**What to do**
Reproduce exactly the run of lines from the one containing "Clone this chart in matplotlib." through the one containing "x = list(range(len(years)))". Pictures do not belong in the copy.

Rows from a dataset of charts and code:
------------

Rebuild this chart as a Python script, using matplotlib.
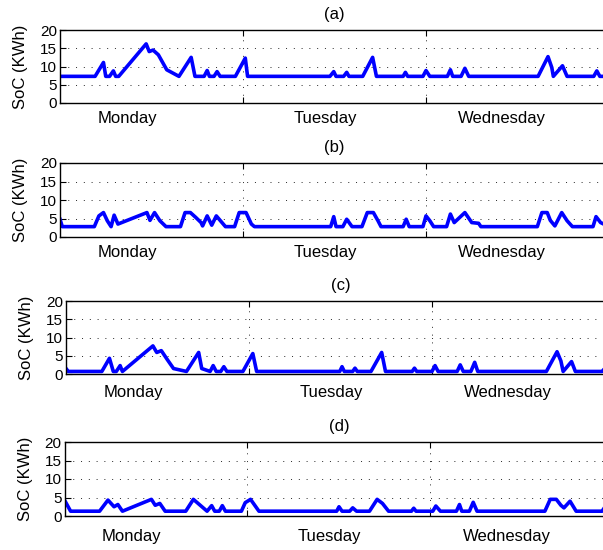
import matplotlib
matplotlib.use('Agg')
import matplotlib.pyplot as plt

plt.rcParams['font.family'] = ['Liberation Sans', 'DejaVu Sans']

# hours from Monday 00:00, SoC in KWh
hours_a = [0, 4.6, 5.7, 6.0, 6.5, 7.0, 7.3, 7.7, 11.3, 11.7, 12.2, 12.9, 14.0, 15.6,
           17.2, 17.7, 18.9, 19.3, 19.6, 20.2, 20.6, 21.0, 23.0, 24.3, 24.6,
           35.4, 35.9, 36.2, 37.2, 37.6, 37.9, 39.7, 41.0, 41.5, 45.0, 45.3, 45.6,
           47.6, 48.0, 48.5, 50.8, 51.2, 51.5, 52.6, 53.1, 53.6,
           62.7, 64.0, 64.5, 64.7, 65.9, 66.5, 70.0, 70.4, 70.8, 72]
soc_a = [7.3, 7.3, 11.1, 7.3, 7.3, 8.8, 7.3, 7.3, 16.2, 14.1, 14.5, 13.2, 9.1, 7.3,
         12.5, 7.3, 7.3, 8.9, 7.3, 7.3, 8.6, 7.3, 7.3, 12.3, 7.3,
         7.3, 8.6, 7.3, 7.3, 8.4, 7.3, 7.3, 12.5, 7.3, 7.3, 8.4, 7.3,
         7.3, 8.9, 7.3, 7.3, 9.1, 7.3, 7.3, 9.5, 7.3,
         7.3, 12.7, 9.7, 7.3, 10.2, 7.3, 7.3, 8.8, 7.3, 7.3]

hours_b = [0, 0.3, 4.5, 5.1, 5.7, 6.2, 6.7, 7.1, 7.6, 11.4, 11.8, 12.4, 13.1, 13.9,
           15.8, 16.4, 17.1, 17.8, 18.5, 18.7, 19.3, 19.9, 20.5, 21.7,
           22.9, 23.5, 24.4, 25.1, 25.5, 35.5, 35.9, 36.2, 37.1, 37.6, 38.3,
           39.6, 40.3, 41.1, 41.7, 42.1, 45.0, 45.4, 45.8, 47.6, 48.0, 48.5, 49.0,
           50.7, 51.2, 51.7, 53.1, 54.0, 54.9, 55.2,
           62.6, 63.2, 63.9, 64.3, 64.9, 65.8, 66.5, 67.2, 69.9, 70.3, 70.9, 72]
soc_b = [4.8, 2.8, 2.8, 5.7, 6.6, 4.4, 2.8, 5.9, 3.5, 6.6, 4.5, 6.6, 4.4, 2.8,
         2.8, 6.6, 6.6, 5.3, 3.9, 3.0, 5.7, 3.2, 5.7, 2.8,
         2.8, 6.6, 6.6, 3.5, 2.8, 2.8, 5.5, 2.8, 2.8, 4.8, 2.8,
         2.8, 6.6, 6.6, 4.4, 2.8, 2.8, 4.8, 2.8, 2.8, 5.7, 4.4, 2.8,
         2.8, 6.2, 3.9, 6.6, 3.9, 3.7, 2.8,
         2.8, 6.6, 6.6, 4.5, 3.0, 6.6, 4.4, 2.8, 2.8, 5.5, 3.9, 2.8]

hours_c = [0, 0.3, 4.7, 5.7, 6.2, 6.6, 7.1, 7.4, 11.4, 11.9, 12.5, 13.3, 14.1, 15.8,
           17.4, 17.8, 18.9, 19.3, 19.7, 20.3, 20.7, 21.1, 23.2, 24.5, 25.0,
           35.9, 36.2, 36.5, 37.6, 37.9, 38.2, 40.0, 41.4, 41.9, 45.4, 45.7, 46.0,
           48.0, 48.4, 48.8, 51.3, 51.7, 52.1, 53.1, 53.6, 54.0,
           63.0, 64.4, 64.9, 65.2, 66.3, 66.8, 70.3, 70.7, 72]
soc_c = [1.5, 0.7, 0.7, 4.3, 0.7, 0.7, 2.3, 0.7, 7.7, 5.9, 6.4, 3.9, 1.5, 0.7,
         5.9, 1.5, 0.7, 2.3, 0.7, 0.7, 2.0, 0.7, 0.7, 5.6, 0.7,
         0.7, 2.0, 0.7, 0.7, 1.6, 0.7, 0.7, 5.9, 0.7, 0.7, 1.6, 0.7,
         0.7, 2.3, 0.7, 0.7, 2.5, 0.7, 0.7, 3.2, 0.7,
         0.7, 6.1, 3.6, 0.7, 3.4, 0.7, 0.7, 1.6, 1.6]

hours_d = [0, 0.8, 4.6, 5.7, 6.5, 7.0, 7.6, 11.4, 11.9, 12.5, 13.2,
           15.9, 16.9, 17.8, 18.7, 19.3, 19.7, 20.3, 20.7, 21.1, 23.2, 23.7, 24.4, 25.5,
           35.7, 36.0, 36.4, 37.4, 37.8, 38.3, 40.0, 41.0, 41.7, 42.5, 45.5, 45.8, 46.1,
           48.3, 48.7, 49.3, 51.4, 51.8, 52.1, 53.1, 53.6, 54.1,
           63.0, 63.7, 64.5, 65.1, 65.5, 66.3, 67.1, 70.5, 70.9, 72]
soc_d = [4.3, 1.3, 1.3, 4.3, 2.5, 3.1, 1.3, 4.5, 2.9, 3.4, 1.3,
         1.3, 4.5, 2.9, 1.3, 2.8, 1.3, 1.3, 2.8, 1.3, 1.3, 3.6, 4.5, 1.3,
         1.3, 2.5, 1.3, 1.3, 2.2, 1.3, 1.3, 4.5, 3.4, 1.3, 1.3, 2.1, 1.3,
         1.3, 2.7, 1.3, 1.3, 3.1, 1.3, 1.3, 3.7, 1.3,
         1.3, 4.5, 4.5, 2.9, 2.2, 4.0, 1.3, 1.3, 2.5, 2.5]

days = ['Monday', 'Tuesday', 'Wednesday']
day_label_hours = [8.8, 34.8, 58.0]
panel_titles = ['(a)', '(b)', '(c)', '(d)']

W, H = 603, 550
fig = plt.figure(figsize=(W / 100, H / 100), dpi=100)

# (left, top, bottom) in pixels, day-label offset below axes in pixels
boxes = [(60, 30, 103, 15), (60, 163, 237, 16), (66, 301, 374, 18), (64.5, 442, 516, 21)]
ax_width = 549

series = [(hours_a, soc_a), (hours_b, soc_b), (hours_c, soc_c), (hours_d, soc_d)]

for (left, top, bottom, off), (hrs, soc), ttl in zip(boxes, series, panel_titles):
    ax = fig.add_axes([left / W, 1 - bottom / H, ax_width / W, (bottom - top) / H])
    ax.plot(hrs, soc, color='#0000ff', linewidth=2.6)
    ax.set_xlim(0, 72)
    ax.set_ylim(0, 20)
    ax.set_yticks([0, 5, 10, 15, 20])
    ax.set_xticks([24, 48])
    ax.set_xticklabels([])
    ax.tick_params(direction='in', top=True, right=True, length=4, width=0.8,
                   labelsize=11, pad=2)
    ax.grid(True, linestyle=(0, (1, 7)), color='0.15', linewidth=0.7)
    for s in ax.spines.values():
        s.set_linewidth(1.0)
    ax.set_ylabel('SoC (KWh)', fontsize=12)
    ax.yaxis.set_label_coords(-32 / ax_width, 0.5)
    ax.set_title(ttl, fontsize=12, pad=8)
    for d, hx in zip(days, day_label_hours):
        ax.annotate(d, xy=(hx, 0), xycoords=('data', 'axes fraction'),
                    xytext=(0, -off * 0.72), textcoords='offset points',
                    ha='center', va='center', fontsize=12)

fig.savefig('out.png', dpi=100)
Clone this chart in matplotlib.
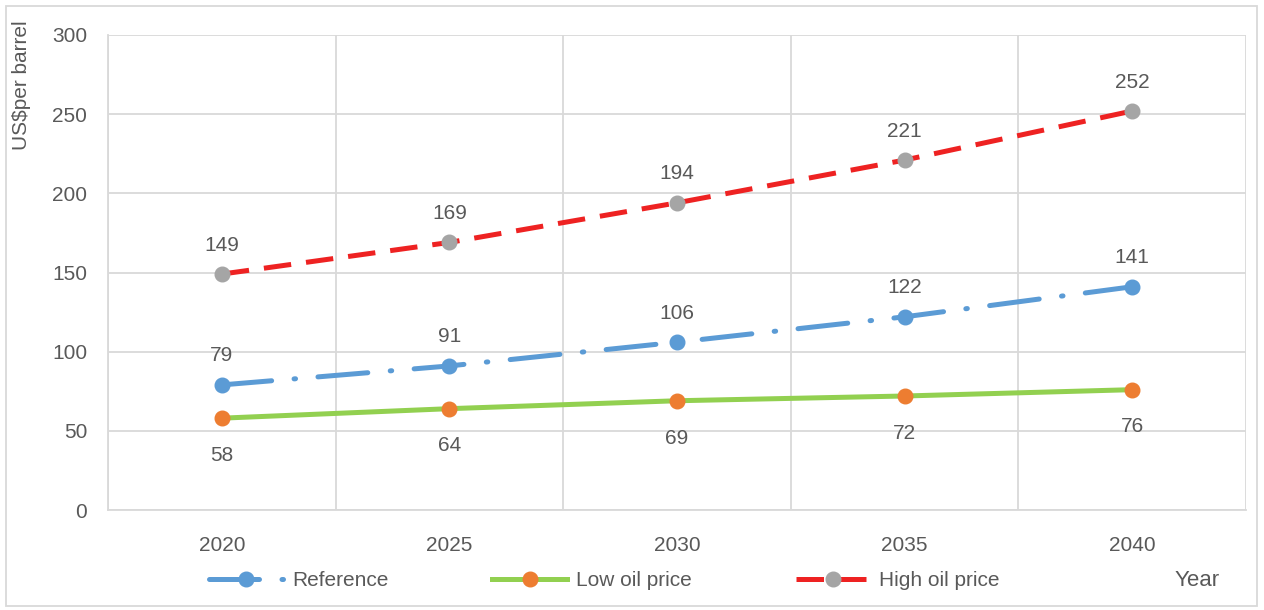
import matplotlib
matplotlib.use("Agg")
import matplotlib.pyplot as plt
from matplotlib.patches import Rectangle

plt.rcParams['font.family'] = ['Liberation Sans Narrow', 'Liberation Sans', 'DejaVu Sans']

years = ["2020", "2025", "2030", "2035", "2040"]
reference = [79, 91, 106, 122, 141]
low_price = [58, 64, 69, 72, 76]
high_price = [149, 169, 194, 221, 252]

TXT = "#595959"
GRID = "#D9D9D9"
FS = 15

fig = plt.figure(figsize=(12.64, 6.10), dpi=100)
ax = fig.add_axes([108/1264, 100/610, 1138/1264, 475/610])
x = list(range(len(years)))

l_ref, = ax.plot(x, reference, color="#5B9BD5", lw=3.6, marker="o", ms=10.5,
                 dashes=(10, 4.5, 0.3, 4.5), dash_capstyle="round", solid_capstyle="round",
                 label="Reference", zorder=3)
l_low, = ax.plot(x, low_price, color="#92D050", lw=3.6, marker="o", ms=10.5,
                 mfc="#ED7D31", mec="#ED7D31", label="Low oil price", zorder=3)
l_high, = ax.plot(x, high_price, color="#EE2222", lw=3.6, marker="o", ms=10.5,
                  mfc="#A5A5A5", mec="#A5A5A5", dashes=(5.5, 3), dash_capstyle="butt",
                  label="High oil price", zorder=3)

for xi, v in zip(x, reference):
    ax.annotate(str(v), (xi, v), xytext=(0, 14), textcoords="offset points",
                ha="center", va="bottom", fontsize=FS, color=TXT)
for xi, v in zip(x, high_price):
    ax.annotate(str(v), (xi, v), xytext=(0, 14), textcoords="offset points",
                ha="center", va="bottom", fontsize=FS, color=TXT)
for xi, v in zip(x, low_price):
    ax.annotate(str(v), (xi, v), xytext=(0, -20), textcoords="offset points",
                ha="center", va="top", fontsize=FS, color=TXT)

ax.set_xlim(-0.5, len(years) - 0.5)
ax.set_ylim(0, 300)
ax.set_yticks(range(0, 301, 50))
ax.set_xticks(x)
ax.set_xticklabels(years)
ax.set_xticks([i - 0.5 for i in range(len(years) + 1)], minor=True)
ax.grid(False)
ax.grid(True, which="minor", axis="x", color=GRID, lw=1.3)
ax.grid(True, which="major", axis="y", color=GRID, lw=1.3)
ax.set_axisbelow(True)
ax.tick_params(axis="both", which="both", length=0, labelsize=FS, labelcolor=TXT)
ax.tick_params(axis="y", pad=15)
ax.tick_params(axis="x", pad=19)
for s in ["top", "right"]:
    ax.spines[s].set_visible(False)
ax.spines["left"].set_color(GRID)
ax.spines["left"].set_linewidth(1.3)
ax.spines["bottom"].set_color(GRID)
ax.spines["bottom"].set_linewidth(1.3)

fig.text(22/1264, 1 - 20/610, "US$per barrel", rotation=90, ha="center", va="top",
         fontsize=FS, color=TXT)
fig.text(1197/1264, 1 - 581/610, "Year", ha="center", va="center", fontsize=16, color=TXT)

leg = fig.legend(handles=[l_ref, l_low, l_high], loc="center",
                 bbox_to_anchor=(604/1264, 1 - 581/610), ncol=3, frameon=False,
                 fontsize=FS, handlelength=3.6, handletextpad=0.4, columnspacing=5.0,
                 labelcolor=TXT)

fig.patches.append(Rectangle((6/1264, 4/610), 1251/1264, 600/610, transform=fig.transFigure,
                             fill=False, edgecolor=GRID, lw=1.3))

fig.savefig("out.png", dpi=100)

------------

**Answer to this problem**
Clone this chart in matplotlib.
import matplotlib
matplotlib.use("Agg")
import matplotlib.pyplot as plt
from matplotlib.patches import Rectangle

plt.rcParams['font.family'] = ['Liberation Sans Narrow', 'Liberation Sans', 'DejaVu Sans']

years = ["2020", "2025", "2030", "2035", "2040"]
reference = [79, 91, 106, 122, 141]
low_price = [58, 64, 69, 72, 76]
high_price = [149, 169, 194, 221, 252]

TXT = "#595959"
GRID = "#D9D9D9"
FS = 15

fig = plt.figure(figsize=(12.64, 6.10), dpi=100)
ax = fig.add_axes([108/1264, 100/610, 1138/1264, 475/610])
x = list(range(len(years)))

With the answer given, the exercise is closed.